TO BE DONE.
Output the material beneath this task exactly, images excluded.
** start RAW DATA **
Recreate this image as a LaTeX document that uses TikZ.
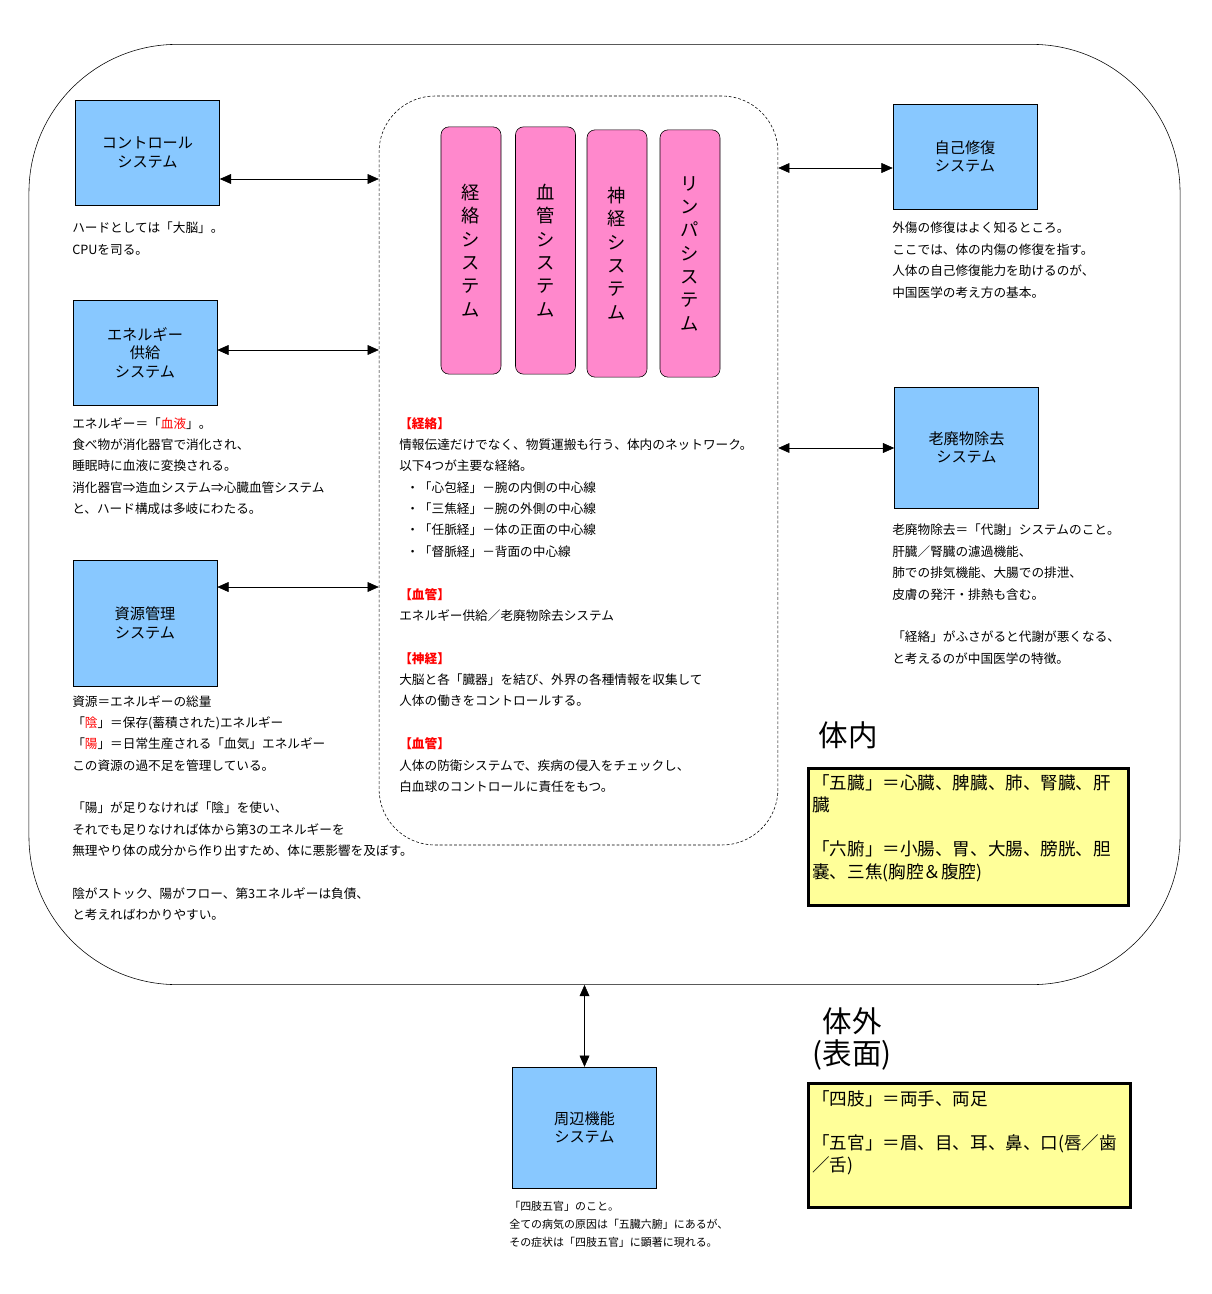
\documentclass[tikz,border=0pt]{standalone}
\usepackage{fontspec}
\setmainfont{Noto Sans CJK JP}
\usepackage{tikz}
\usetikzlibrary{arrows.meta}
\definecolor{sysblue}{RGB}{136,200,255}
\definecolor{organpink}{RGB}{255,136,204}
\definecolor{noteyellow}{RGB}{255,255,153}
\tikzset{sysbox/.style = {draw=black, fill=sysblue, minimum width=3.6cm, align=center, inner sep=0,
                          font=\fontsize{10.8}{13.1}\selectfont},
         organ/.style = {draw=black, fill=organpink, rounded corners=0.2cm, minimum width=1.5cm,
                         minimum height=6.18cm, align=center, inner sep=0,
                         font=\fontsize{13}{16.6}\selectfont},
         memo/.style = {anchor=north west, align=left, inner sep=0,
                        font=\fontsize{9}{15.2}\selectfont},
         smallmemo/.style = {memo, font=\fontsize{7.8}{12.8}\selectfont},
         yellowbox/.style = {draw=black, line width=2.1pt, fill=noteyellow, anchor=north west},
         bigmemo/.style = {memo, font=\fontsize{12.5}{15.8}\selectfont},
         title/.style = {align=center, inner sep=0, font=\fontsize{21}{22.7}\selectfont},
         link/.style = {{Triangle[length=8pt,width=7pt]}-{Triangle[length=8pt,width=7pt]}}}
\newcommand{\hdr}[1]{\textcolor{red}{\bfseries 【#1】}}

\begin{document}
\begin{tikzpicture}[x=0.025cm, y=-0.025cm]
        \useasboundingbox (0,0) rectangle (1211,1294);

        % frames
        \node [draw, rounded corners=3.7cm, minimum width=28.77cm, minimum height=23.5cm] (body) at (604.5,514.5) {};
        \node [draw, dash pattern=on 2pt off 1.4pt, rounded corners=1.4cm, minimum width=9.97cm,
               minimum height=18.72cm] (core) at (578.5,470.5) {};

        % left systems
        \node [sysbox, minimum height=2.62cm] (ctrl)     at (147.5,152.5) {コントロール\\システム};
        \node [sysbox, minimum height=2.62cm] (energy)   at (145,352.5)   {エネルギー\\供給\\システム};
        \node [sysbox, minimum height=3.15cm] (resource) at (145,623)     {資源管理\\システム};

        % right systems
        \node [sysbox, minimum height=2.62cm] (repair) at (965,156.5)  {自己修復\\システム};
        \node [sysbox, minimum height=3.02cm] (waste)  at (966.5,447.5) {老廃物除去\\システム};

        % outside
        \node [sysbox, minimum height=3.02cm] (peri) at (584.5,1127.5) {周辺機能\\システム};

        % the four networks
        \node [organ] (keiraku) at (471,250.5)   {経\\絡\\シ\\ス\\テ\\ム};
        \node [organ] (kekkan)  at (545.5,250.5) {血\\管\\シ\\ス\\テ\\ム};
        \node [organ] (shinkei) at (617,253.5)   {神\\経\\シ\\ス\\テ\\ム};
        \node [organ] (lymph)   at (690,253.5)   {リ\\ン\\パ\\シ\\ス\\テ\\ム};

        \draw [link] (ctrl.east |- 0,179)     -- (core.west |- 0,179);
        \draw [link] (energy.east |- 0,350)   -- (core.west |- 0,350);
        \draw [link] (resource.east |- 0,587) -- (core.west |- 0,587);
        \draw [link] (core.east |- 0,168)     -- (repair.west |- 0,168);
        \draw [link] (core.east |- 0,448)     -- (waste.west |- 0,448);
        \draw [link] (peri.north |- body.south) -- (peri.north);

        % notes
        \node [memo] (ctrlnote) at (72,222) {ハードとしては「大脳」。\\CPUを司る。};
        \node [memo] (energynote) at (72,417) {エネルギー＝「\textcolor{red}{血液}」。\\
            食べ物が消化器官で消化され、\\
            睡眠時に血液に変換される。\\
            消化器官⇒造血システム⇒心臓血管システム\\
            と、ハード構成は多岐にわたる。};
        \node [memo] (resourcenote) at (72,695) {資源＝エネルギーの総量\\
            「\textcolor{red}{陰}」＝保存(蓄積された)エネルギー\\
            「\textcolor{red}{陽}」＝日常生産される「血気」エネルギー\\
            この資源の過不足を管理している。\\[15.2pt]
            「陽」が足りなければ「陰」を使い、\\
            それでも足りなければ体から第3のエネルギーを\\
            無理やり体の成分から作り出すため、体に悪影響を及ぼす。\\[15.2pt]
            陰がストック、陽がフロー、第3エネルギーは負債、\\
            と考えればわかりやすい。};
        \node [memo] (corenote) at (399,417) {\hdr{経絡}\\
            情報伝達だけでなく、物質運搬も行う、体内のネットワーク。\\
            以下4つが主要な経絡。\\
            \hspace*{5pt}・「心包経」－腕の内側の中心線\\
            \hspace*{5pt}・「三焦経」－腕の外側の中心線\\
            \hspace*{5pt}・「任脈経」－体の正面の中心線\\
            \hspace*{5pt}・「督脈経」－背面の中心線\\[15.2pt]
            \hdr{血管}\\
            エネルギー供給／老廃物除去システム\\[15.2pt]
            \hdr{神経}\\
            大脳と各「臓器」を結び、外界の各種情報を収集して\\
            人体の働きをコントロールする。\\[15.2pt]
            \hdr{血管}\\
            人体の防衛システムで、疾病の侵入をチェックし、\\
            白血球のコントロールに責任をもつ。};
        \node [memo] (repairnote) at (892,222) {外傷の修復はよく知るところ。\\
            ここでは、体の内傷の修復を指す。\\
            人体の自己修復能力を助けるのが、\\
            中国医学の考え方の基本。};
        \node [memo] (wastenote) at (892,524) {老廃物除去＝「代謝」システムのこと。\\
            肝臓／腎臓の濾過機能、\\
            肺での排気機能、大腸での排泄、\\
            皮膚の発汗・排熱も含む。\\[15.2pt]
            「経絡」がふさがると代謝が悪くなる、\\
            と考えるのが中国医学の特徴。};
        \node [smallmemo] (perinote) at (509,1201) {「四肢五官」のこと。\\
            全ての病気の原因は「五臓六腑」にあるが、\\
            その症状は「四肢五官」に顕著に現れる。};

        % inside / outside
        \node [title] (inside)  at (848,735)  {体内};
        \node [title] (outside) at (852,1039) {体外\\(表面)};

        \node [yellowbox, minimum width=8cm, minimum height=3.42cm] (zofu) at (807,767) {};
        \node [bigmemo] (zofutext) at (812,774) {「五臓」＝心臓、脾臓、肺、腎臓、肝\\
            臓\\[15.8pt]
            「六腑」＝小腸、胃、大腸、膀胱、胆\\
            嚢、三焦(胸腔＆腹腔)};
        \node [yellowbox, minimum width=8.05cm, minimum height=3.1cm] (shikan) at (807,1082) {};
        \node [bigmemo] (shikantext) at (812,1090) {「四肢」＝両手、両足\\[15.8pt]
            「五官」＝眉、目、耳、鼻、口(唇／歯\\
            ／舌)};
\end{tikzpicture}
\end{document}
** end RAW DATA **
RESULT.
Recreate this image as a LaTeX document that uses TikZ.
\documentclass[tikz,border=0pt]{standalone}
\usepackage{fontspec}
\setmainfont{Noto Sans CJK JP}
\usepackage{tikz}
\usetikzlibrary{arrows.meta}
\definecolor{sysblue}{RGB}{136,200,255}
\definecolor{organpink}{RGB}{255,136,204}
\definecolor{noteyellow}{RGB}{255,255,153}
\tikzset{sysbox/.style = {draw=black, fill=sysblue, minimum width=3.6cm, align=center, inner sep=0,
                          font=\fontsize{10.8}{13.1}\selectfont},
         organ/.style = {draw=black, fill=organpink, rounded corners=0.2cm, minimum width=1.5cm,
                         minimum height=6.18cm, align=center, inner sep=0,
                         font=\fontsize{13}{16.6}\selectfont},
         memo/.style = {anchor=north west, align=left, inner sep=0,
                        font=\fontsize{9}{15.2}\selectfont},
         smallmemo/.style = {memo, font=\fontsize{7.8}{12.8}\selectfont},
         yellowbox/.style = {draw=black, line width=2.1pt, fill=noteyellow, anchor=north west},
         bigmemo/.style = {memo, font=\fontsize{12.5}{15.8}\selectfont},
         title/.style = {align=center, inner sep=0, font=\fontsize{21}{22.7}\selectfont},
         link/.style = {{Triangle[length=8pt,width=7pt]}-{Triangle[length=8pt,width=7pt]}}}
\newcommand{\hdr}[1]{\textcolor{red}{\bfseries 【#1】}}

\begin{document}
\begin{tikzpicture}[x=0.025cm, y=-0.025cm]
        \useasboundingbox (0,0) rectangle (1211,1294);

        % frames
        \node [draw, rounded corners=3.7cm, minimum width=28.77cm, minimum height=23.5cm] (body) at (604.5,514.5) {};
        \node [draw, dash pattern=on 2pt off 1.4pt, rounded corners=1.4cm, minimum width=9.97cm,
               minimum height=18.72cm] (core) at (578.5,470.5) {};

        % left systems
        \node [sysbox, minimum height=2.62cm] (ctrl)     at (147.5,152.5) {コントロール\\システム};
        \node [sysbox, minimum height=2.62cm] (energy)   at (145,352.5)   {エネルギー\\供給\\システム};
        \node [sysbox, minimum height=3.15cm] (resource) at (145,623)     {資源管理\\システム};

        % right systems
        \node [sysbox, minimum height=2.62cm] (repair) at (965,156.5)  {自己修復\\システム};
        \node [sysbox, minimum height=3.02cm] (waste)  at (966.5,447.5) {老廃物除去\\システム};

        % outside
        \node [sysbox, minimum height=3.02cm] (peri) at (584.5,1127.5) {周辺機能\\システム};

        % the four networks
        \node [organ] (keiraku) at (471,250.5)   {経\\絡\\シ\\ス\\テ\\ム};
        \node [organ] (kekkan)  at (545.5,250.5) {血\\管\\シ\\ス\\テ\\ム};
        \node [organ] (shinkei) at (617,253.5)   {神\\経\\シ\\ス\\テ\\ム};
        \node [organ] (lymph)   at (690,253.5)   {リ\\ン\\パ\\シ\\ス\\テ\\ム};

        \draw [link] (ctrl.east |- 0,179)     -- (core.west |- 0,179);
        \draw [link] (energy.east |- 0,350)   -- (core.west |- 0,350);
        \draw [link] (resource.east |- 0,587) -- (core.west |- 0,587);
        \draw [link] (core.east |- 0,168)     -- (repair.west |- 0,168);
        \draw [link] (core.east |- 0,448)     -- (waste.west |- 0,448);
        \draw [link] (peri.north |- body.south) -- (peri.north);

        % notes
        \node [memo] (ctrlnote) at (72,222) {ハードとしては「大脳」。\\CPUを司る。};
        \node [memo] (energynote) at (72,417) {エネルギー＝「\textcolor{red}{血液}」。\\
            食べ物が消化器官で消化され、\\
            睡眠時に血液に変換される。\\
            消化器官⇒造血システム⇒心臓血管システム\\
            と、ハード構成は多岐にわたる。};
        \node [memo] (resourcenote) at (72,695) {資源＝エネルギーの総量\\
            「\textcolor{red}{陰}」＝保存(蓄積された)エネルギー\\
            「\textcolor{red}{陽}」＝日常生産される「血気」エネルギー\\
            この資源の過不足を管理している。\\[15.2pt]
            「陽」が足りなければ「陰」を使い、\\
            それでも足りなければ体から第3のエネルギーを\\
            無理やり体の成分から作り出すため、体に悪影響を及ぼす。\\[15.2pt]
            陰がストック、陽がフロー、第3エネルギーは負債、\\
            と考えればわかりやすい。};
        \node [memo] (corenote) at (399,417) {\hdr{経絡}\\
            情報伝達だけでなく、物質運搬も行う、体内のネットワーク。\\
            以下4つが主要な経絡。\\
            \hspace*{5pt}・「心包経」－腕の内側の中心線\\
            \hspace*{5pt}・「三焦経」－腕の外側の中心線\\
            \hspace*{5pt}・「任脈経」－体の正面の中心線\\
            \hspace*{5pt}・「督脈経」－背面の中心線\\[15.2pt]
            \hdr{血管}\\
            エネルギー供給／老廃物除去システム\\[15.2pt]
            \hdr{神経}\\
            大脳と各「臓器」を結び、外界の各種情報を収集して\\
            人体の働きをコントロールする。\\[15.2pt]
            \hdr{血管}\\
            人体の防衛システムで、疾病の侵入をチェックし、\\
            白血球のコントロールに責任をもつ。};
        \node [memo] (repairnote) at (892,222) {外傷の修復はよく知るところ。\\
            ここでは、体の内傷の修復を指す。\\
            人体の自己修復能力を助けるのが、\\
            中国医学の考え方の基本。};
        \node [memo] (wastenote) at (892,524) {老廃物除去＝「代謝」システムのこと。\\
            肝臓／腎臓の濾過機能、\\
            肺での排気機能、大腸での排泄、\\
            皮膚の発汗・排熱も含む。\\[15.2pt]
            「経絡」がふさがると代謝が悪くなる、\\
            と考えるのが中国医学の特徴。};
        \node [smallmemo] (perinote) at (509,1201) {「四肢五官」のこと。\\
            全ての病気の原因は「五臓六腑」にあるが、\\
            その症状は「四肢五官」に顕著に現れる。};

        % inside / outside
        \node [title] (inside)  at (848,735)  {体内};
        \node [title] (outside) at (852,1039) {体外\\(表面)};

        \node [yellowbox, minimum width=8cm, minimum height=3.42cm] (zofu) at (807,767) {};
        \node [bigmemo] (zofutext) at (812,774) {「五臓」＝心臓、脾臓、肺、腎臓、肝\\
            臓\\[15.8pt]
            「六腑」＝小腸、胃、大腸、膀胱、胆\\
            嚢、三焦(胸腔＆腹腔)};
        \node [yellowbox, minimum width=8.05cm, minimum height=3.1cm] (shikan) at (807,1082) {};
        \node [bigmemo] (shikantext) at (812,1090) {「四肢」＝両手、両足\\[15.8pt]
            「五官」＝眉、目、耳、鼻、口(唇／歯\\
            ／舌)};
\end{tikzpicture}
\end{document}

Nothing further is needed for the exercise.